[PROBLEM TO SOLVE]: Leave out all pictures and return, exactly as written, the lines from the line containing "Convert this diagram to TikZ code." to the line containing "(237,400) -- (408,400);", both ends kept.

[AVAILABLE RECORDS]:
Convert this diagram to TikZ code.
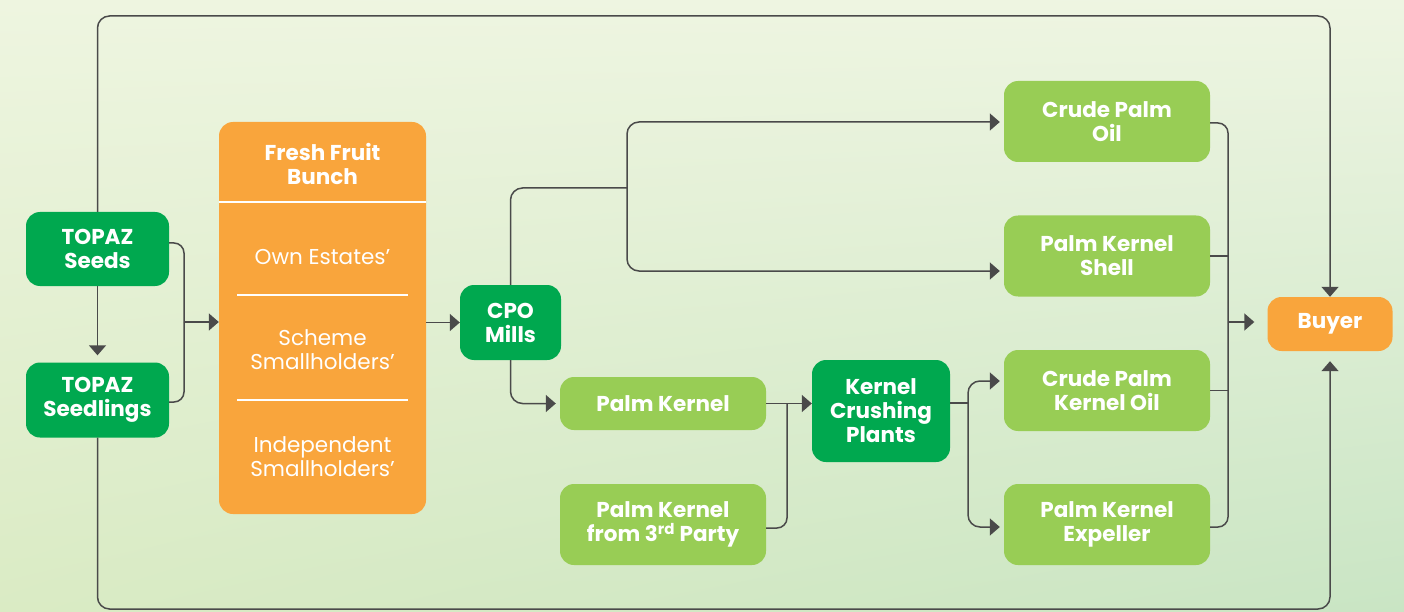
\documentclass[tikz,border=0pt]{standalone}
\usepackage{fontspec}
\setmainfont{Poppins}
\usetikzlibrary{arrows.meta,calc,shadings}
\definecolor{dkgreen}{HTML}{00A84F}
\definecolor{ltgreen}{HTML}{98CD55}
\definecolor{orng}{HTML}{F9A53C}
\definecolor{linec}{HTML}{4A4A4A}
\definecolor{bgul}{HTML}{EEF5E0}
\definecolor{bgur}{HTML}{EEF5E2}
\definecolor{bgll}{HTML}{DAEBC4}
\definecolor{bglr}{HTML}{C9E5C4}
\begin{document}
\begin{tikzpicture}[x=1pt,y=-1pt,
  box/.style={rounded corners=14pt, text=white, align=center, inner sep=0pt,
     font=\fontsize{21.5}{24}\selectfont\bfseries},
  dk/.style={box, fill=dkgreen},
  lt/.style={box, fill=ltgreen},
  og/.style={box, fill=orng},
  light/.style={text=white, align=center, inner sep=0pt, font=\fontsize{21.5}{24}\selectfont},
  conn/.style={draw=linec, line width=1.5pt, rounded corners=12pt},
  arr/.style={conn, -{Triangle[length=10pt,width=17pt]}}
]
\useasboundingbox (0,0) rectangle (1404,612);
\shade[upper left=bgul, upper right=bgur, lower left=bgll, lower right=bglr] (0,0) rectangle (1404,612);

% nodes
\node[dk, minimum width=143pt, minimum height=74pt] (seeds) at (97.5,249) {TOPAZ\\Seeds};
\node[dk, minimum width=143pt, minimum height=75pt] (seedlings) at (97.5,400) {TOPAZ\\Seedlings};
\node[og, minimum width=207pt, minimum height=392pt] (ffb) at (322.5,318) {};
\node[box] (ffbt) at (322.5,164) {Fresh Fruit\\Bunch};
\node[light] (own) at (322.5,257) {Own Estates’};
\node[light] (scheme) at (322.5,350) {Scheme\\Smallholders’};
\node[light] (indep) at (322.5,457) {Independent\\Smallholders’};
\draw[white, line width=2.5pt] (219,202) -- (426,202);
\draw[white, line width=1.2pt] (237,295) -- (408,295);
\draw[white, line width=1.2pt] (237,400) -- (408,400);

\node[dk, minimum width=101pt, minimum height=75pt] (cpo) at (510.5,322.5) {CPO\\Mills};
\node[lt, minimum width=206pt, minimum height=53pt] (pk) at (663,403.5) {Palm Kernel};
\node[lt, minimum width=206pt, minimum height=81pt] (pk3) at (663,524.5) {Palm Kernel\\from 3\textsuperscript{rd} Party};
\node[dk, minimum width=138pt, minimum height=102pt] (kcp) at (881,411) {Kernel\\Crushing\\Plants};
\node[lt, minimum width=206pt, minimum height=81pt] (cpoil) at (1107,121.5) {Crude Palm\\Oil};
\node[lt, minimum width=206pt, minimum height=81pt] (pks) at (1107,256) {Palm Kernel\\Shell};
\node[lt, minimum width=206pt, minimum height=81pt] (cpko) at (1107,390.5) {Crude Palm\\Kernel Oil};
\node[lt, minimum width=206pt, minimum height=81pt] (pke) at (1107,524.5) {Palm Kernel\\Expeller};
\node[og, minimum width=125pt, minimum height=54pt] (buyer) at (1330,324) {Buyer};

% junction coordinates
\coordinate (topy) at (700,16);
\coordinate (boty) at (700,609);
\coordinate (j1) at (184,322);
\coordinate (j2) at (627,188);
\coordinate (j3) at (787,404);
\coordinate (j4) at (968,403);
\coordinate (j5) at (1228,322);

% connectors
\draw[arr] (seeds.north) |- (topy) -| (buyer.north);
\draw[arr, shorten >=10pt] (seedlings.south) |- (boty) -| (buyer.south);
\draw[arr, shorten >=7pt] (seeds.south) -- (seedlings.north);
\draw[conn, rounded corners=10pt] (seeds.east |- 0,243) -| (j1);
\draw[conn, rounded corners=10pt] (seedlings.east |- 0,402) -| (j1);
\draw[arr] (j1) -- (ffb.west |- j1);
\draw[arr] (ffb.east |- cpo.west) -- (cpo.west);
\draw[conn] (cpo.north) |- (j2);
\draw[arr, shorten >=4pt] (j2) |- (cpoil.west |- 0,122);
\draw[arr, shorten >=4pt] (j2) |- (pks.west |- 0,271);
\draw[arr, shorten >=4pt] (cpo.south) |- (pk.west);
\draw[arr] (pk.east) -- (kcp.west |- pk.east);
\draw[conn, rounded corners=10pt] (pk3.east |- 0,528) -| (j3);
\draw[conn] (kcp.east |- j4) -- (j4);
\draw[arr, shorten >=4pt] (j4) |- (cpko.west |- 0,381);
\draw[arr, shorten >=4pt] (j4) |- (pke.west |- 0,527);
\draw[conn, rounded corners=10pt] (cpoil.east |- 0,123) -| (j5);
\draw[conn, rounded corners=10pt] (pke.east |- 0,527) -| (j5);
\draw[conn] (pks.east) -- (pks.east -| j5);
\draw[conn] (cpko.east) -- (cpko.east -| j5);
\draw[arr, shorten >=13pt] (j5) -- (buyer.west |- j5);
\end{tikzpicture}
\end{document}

---

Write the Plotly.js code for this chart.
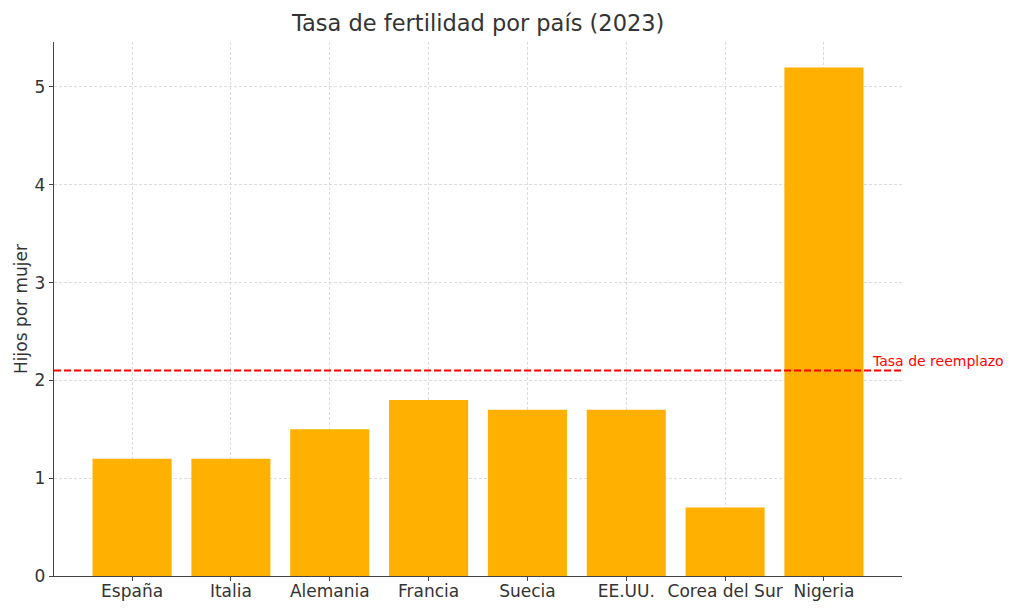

...

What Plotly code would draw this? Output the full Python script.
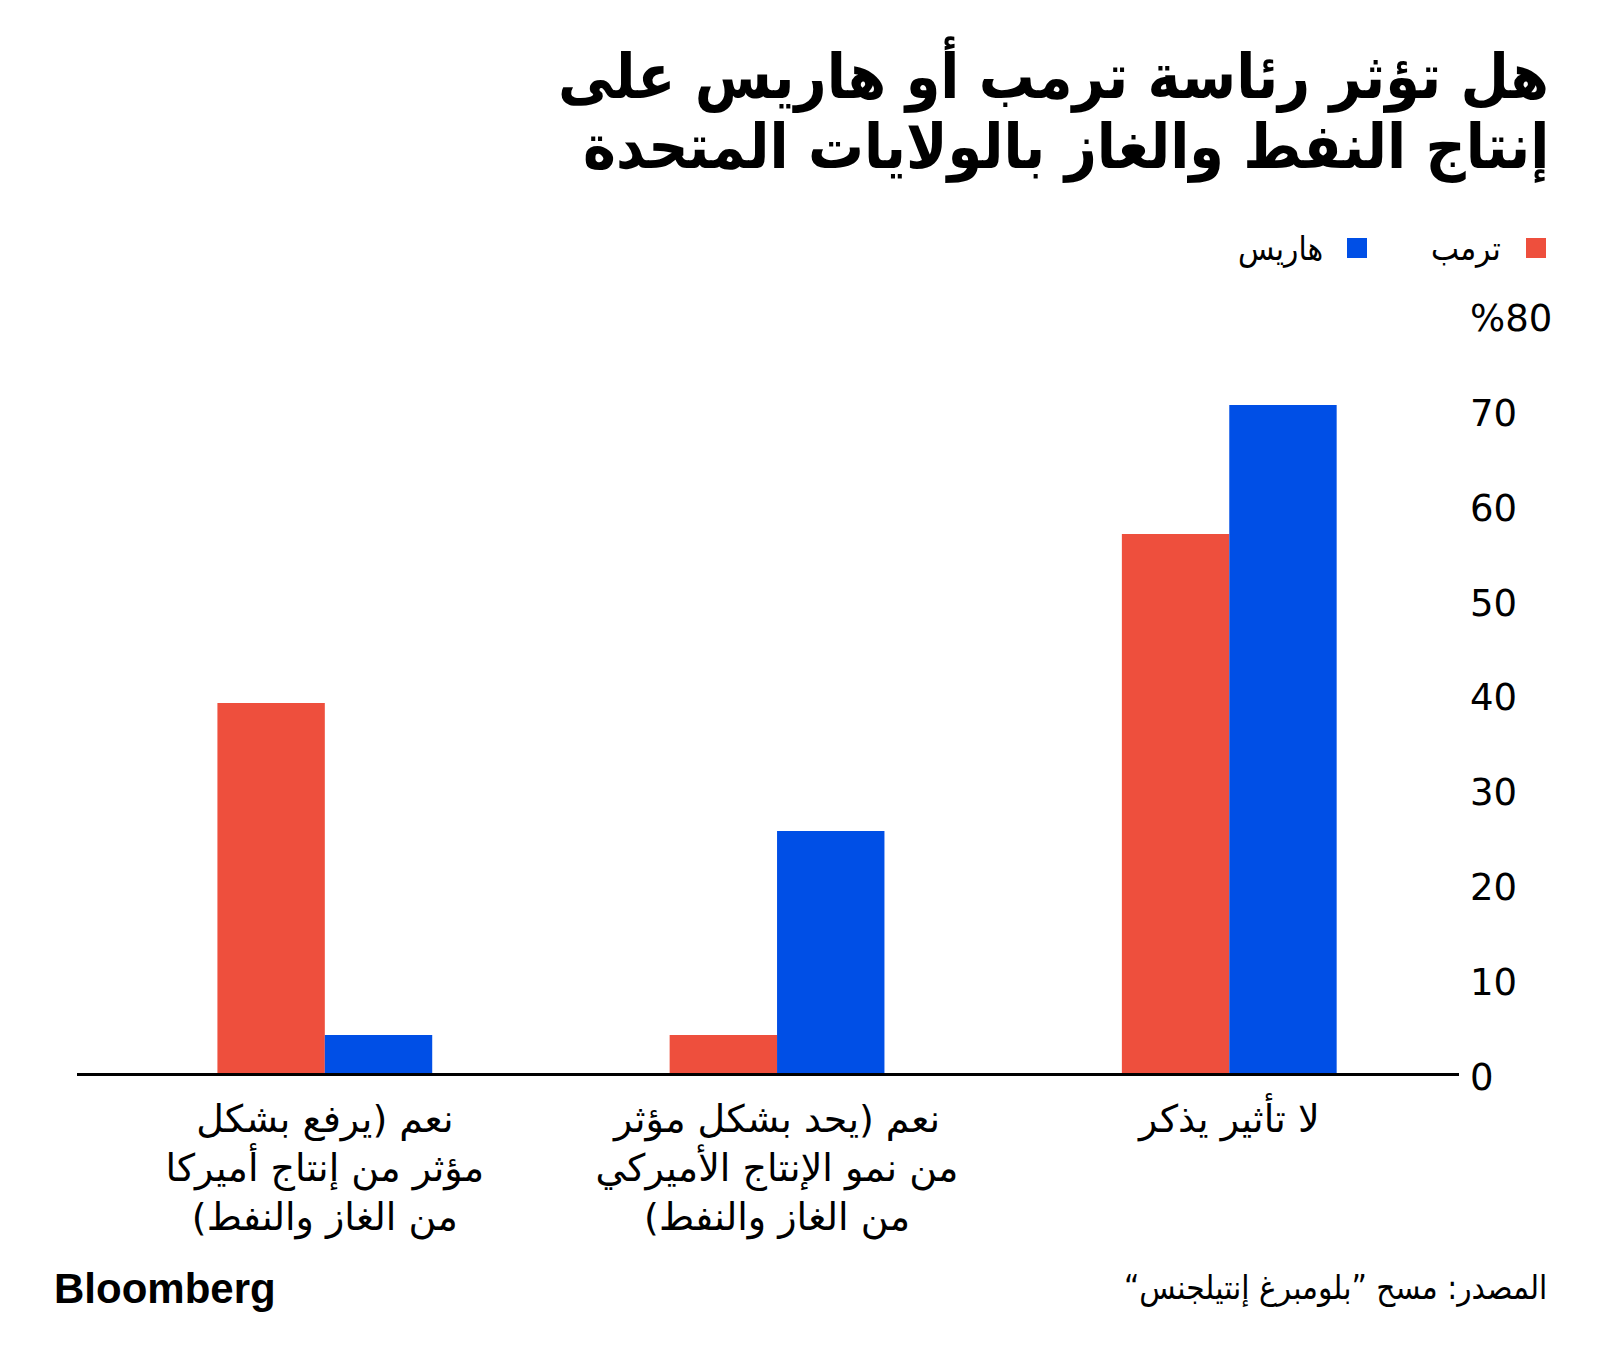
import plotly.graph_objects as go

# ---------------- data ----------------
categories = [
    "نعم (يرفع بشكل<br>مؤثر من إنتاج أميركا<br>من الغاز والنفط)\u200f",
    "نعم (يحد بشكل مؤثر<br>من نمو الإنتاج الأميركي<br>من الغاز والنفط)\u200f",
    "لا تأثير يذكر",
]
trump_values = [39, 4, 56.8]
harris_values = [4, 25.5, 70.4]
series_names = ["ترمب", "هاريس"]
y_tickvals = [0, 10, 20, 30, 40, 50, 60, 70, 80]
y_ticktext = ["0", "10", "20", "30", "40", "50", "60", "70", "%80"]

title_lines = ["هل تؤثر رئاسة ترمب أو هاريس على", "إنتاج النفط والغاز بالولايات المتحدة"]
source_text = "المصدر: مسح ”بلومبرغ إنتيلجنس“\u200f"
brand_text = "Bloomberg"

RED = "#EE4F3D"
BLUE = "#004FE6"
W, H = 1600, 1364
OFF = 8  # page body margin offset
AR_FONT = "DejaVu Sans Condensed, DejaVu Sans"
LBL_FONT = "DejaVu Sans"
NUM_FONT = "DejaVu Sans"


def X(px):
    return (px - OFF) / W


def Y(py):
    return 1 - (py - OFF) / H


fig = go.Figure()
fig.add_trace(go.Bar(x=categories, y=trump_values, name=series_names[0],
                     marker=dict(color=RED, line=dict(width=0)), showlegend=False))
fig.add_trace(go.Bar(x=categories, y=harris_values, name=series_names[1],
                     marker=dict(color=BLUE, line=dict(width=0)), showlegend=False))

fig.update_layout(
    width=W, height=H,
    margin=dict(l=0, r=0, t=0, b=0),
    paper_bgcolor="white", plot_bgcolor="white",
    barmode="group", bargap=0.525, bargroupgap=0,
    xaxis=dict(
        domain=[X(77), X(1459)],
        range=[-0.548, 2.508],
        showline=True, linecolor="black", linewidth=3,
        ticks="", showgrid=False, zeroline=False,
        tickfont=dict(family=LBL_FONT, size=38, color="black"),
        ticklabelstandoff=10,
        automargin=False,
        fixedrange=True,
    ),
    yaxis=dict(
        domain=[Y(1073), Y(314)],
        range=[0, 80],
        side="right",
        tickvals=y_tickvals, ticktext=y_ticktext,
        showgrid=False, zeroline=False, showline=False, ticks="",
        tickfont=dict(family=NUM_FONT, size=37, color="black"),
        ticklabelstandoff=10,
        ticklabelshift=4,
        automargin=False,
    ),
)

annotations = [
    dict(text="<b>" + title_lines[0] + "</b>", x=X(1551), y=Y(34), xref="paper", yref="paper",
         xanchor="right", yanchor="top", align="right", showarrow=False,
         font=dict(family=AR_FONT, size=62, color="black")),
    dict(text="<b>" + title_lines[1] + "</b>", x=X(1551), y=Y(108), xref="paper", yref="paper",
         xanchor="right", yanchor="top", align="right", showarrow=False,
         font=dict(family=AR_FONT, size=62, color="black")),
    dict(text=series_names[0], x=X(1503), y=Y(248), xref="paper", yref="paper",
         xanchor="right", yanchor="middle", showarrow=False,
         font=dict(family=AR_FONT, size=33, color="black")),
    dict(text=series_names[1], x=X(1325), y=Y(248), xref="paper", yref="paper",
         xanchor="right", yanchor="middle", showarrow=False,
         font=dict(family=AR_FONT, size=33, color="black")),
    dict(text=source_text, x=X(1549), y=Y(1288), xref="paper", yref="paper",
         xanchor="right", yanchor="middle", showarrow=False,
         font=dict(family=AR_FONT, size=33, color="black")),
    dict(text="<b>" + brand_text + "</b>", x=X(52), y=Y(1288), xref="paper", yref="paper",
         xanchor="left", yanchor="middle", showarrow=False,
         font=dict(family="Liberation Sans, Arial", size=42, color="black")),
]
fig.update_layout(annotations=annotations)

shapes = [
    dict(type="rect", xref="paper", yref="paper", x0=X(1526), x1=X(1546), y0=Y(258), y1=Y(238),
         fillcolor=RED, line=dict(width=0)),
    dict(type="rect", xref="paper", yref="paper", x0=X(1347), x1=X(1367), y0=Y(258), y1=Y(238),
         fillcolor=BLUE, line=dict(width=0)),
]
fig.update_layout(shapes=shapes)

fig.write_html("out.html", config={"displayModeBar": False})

[SOLUTION FOR THIS TASK]:
Convert this diagram to TikZ code.
\documentclass[tikz,border=0pt]{standalone}
\usepackage{fontspec}
\setmainfont{Poppins}
\usetikzlibrary{arrows.meta,calc,shadings}
\definecolor{dkgreen}{HTML}{00A84F}
\definecolor{ltgreen}{HTML}{98CD55}
\definecolor{orng}{HTML}{F9A53C}
\definecolor{linec}{HTML}{4A4A4A}
\definecolor{bgul}{HTML}{EEF5E0}
\definecolor{bgur}{HTML}{EEF5E2}
\definecolor{bgll}{HTML}{DAEBC4}
\definecolor{bglr}{HTML}{C9E5C4}
\begin{document}
\begin{tikzpicture}[x=1pt,y=-1pt,
  box/.style={rounded corners=14pt, text=white, align=center, inner sep=0pt,
     font=\fontsize{21.5}{24}\selectfont\bfseries},
  dk/.style={box, fill=dkgreen},
  lt/.style={box, fill=ltgreen},
  og/.style={box, fill=orng},
  light/.style={text=white, align=center, inner sep=0pt, font=\fontsize{21.5}{24}\selectfont},
  conn/.style={draw=linec, line width=1.5pt, rounded corners=12pt},
  arr/.style={conn, -{Triangle[length=10pt,width=17pt]}}
]
\useasboundingbox (0,0) rectangle (1404,612);
\shade[upper left=bgul, upper right=bgur, lower left=bgll, lower right=bglr] (0,0) rectangle (1404,612);

% nodes
\node[dk, minimum width=143pt, minimum height=74pt] (seeds) at (97.5,249) {TOPAZ\\Seeds};
\node[dk, minimum width=143pt, minimum height=75pt] (seedlings) at (97.5,400) {TOPAZ\\Seedlings};
\node[og, minimum width=207pt, minimum height=392pt] (ffb) at (322.5,318) {};
\node[box] (ffbt) at (322.5,164) {Fresh Fruit\\Bunch};
\node[light] (own) at (322.5,257) {Own Estates’};
\node[light] (scheme) at (322.5,350) {Scheme\\Smallholders’};
\node[light] (indep) at (322.5,457) {Independent\\Smallholders’};
\draw[white, line width=2.5pt] (219,202) -- (426,202);
\draw[white, line width=1.2pt] (237,295) -- (408,295);
\draw[white, line width=1.2pt] (237,400) -- (408,400);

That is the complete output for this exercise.